What is needed:
Below are records; please write out exactly the lines from the first line through the line containing "const longTerm = [97232];", with no pictures.

================================

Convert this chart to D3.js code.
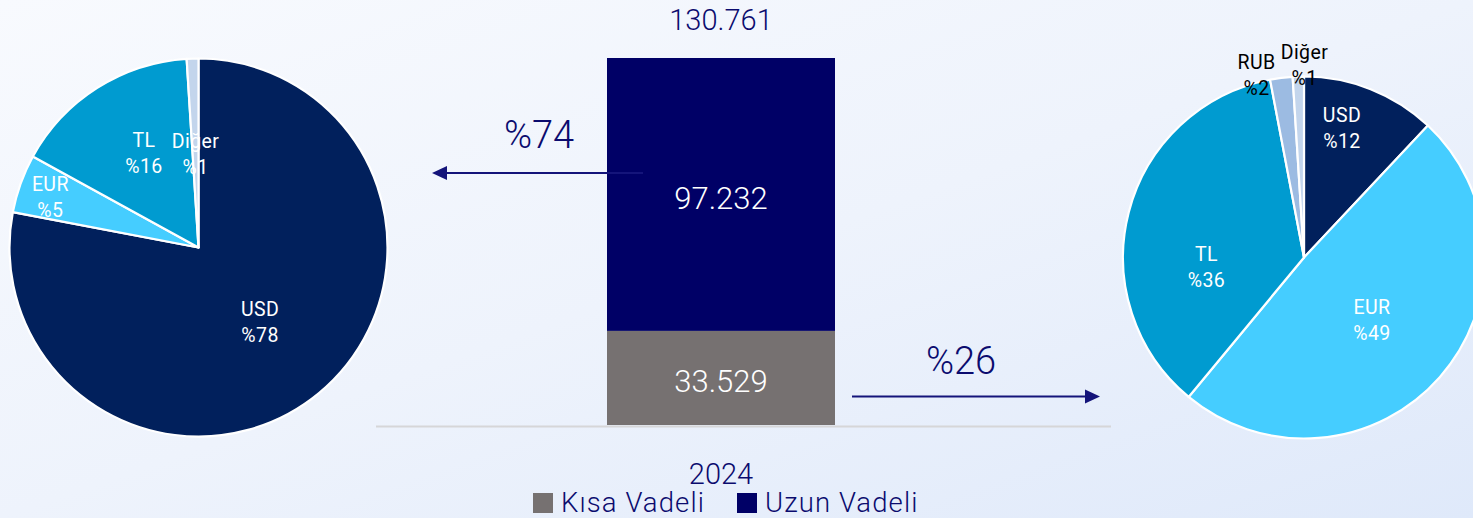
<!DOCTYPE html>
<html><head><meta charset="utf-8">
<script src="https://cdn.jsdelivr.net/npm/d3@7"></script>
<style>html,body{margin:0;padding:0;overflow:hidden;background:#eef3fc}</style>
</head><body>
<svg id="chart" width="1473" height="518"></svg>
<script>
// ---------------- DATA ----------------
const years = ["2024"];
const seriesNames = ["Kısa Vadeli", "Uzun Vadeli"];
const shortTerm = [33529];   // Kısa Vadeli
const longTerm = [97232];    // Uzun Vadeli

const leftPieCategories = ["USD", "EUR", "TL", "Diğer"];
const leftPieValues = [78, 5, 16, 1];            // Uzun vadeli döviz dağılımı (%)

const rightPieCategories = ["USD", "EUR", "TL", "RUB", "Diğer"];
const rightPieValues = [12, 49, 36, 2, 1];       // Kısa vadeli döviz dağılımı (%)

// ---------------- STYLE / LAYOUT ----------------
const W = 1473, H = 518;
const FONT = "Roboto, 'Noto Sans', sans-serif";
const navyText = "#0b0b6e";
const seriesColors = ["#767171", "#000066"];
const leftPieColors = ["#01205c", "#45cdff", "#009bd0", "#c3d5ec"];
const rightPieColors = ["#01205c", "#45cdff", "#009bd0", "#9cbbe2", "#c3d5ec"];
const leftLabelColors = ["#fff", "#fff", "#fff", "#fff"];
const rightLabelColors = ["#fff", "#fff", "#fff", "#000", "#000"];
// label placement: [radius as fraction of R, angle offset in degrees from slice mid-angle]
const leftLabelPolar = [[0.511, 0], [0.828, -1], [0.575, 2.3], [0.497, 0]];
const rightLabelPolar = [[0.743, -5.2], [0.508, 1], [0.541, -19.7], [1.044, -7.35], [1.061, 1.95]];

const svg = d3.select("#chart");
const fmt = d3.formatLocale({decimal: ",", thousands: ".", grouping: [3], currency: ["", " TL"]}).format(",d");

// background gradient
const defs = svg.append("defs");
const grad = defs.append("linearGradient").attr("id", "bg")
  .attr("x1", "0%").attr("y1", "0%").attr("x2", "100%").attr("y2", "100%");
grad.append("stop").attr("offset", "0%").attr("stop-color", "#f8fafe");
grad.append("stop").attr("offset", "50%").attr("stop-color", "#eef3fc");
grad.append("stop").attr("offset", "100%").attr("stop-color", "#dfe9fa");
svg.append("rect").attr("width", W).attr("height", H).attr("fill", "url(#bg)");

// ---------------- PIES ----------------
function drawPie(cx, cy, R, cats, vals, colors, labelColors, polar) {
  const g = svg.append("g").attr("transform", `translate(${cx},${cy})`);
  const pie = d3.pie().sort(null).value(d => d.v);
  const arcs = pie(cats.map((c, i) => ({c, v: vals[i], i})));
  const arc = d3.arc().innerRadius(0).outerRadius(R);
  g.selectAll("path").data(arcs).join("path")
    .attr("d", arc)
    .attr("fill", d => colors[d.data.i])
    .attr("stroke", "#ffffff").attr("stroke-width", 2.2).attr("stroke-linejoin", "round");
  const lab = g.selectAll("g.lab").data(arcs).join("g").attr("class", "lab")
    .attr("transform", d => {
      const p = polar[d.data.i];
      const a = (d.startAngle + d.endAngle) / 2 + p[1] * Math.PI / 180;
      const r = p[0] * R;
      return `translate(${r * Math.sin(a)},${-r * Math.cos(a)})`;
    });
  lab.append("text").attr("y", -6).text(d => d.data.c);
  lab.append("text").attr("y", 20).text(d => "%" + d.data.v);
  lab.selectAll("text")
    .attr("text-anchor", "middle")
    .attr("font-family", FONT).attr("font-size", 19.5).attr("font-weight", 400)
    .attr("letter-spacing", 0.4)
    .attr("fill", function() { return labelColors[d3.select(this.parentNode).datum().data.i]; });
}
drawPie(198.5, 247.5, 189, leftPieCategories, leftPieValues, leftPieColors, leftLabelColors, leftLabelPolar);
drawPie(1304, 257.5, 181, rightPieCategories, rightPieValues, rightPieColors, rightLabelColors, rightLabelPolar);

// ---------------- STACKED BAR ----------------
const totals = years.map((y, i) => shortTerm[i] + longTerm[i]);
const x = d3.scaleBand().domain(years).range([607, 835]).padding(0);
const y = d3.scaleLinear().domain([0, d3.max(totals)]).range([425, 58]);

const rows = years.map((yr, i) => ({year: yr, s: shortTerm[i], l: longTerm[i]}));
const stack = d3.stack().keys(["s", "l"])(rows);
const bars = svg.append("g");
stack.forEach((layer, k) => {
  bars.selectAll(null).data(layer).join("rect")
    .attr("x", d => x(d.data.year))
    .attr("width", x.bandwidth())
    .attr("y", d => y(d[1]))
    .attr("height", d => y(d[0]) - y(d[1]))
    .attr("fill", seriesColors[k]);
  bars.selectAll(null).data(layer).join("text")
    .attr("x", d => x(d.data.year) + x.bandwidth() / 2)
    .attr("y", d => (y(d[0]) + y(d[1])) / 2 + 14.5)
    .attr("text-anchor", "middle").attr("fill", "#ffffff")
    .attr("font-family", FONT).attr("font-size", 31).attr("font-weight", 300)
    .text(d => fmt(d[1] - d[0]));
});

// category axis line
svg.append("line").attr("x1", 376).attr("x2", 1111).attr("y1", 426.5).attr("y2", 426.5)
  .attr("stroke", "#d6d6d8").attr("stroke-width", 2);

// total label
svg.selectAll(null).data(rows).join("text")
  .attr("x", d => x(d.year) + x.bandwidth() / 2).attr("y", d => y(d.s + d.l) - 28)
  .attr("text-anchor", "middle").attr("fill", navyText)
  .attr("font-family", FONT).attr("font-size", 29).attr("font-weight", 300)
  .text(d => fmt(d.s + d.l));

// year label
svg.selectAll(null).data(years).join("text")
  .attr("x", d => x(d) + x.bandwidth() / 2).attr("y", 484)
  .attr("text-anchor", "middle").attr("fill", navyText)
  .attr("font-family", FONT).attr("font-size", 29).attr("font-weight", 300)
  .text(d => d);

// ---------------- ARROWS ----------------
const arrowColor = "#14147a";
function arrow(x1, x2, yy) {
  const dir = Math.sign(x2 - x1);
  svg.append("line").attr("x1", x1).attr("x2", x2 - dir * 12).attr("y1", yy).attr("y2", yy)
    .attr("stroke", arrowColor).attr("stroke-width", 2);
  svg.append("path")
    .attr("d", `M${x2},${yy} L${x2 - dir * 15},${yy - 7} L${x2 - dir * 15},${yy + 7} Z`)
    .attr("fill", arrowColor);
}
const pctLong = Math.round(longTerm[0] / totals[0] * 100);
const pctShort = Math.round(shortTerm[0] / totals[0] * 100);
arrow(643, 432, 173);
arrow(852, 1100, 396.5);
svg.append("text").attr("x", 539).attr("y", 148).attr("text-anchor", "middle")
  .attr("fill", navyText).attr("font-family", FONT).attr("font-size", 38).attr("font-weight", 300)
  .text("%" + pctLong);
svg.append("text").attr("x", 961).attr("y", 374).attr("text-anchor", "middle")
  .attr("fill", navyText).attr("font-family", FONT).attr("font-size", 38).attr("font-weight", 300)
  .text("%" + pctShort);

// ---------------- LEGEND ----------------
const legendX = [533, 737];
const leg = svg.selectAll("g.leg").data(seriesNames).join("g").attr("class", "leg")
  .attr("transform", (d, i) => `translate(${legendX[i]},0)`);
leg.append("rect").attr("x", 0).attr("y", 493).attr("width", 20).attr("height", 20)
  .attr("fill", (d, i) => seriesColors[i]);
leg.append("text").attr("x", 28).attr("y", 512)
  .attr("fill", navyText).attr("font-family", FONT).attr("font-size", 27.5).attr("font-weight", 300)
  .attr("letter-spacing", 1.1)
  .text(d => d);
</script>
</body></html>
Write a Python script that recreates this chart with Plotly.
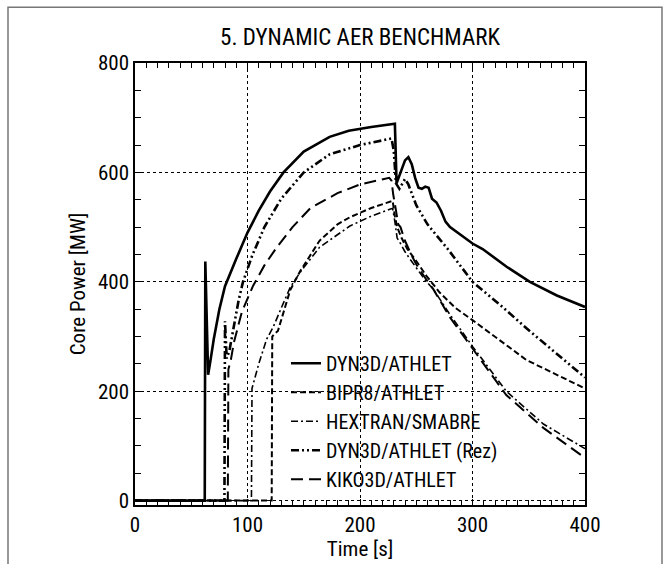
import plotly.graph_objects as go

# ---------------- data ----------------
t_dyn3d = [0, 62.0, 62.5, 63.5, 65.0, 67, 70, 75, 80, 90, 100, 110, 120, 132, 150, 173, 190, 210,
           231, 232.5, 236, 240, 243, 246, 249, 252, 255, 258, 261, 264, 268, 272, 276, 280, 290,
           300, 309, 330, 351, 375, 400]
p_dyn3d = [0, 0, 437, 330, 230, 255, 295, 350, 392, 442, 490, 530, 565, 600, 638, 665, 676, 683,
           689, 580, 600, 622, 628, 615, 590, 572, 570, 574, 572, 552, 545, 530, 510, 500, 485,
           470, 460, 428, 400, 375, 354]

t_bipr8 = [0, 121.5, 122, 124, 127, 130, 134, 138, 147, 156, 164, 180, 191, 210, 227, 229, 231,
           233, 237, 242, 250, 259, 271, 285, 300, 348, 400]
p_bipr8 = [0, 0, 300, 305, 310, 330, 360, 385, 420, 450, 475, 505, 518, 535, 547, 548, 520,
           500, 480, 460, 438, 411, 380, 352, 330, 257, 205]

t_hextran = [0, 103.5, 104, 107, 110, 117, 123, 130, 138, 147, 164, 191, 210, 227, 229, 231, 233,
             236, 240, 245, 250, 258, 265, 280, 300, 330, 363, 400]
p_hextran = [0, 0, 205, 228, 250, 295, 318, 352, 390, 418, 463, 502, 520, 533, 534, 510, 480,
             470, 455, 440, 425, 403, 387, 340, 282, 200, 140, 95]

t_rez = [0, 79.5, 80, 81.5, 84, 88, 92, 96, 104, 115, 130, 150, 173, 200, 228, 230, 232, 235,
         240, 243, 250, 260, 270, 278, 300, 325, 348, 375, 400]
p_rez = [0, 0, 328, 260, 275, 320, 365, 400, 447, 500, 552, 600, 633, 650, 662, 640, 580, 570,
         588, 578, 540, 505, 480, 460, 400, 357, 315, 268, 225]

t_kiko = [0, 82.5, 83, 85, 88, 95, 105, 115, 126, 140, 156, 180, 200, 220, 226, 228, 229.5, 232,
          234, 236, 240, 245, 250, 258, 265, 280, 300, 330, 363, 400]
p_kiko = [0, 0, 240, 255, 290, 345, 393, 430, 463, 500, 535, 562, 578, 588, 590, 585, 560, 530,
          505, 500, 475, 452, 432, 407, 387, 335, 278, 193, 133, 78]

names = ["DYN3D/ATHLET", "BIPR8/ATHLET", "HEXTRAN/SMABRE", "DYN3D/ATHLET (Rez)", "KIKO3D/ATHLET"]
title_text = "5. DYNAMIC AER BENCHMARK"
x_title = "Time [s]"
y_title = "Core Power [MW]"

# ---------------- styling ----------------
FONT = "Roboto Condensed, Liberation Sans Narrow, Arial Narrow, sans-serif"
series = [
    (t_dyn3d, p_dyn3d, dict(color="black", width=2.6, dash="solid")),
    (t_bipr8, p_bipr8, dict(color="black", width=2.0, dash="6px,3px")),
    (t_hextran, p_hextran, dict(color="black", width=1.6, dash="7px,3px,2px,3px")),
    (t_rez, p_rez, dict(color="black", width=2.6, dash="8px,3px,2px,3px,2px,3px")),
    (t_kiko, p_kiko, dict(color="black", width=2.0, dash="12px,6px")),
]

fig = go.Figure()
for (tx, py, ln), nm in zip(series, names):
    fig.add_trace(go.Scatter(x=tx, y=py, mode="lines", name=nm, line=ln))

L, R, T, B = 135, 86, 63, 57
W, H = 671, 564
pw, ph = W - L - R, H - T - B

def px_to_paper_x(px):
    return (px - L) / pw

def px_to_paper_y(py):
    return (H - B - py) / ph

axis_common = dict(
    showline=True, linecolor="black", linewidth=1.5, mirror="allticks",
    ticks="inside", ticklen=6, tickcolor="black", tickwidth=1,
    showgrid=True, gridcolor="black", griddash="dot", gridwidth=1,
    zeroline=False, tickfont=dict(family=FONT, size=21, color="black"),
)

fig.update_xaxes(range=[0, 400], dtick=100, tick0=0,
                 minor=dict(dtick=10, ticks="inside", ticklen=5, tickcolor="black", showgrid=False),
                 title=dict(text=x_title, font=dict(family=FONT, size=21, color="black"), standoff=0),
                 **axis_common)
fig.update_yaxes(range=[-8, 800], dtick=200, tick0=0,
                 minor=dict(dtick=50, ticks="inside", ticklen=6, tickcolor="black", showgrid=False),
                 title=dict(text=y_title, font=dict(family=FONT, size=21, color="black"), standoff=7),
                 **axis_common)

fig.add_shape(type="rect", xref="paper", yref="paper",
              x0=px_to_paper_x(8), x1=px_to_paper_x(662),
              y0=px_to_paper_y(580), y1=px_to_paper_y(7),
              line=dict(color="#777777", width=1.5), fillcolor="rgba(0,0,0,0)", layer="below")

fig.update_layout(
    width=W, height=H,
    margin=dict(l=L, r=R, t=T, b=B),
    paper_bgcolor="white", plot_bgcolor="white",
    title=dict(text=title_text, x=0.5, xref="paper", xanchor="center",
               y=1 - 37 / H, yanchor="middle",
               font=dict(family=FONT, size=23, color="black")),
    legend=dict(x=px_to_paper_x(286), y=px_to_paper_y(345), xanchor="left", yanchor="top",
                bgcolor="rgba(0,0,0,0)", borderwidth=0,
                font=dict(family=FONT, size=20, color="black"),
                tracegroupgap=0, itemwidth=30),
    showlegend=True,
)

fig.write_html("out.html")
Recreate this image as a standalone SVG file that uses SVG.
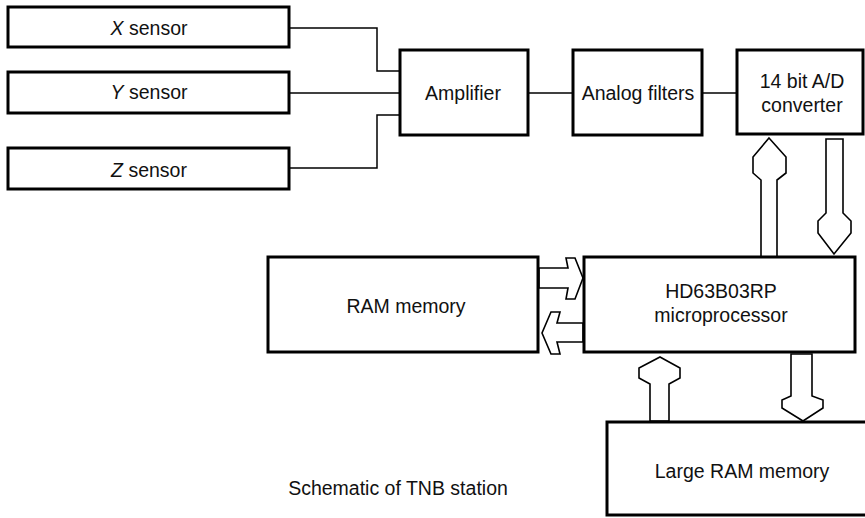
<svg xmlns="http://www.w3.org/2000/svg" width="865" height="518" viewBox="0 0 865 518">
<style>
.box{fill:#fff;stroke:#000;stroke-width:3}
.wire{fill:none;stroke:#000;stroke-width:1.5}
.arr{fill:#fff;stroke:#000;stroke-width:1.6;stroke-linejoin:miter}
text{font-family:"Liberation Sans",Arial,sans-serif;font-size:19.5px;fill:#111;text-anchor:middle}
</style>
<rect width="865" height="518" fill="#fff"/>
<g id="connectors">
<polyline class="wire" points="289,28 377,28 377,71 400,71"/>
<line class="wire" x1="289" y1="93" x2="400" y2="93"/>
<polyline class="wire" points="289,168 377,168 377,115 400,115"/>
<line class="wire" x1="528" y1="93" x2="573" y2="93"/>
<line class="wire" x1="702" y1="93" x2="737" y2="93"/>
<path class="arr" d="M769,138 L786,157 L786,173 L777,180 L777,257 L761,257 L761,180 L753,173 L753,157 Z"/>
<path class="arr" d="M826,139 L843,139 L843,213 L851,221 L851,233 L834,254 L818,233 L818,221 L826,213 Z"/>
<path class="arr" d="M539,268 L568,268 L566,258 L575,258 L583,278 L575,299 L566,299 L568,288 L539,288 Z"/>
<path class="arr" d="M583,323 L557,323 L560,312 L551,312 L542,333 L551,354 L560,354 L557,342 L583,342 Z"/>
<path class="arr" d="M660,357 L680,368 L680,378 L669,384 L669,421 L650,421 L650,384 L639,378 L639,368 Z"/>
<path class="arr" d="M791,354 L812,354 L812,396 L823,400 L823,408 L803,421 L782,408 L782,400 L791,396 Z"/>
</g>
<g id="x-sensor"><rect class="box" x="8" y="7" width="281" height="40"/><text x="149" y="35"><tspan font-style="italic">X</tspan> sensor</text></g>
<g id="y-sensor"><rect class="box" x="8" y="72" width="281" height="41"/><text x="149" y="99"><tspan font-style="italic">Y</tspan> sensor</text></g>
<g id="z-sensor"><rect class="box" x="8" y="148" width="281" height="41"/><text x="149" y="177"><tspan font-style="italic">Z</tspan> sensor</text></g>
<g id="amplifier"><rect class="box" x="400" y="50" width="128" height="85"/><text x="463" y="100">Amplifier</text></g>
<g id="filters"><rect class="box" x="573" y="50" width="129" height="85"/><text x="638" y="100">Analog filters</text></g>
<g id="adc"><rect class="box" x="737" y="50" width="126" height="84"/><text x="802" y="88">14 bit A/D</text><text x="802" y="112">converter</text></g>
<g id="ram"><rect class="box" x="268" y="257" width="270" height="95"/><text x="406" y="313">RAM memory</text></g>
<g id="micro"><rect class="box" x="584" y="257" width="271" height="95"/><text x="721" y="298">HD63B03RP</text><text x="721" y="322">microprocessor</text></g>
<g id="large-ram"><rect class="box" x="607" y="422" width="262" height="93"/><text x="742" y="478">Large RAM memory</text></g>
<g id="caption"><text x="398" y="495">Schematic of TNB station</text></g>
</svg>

================================

Result for this task:
Convert this chart to D3.js code.
<!DOCTYPE html>
<html><head><meta charset="utf-8">
<script src="https://cdn.jsdelivr.net/npm/d3@7"></script>
<style>html,body{margin:0;padding:0;overflow:hidden;background:#eef3fc}</style>
</head><body>
<svg id="chart" width="1473" height="518"></svg>
<script>
// ---------------- DATA ----------------
const years = ["2024"];
const seriesNames = ["Kısa Vadeli", "Uzun Vadeli"];
const shortTerm = [33529];   // Kısa Vadeli
const longTerm = [97232];    // Uzun Vadeli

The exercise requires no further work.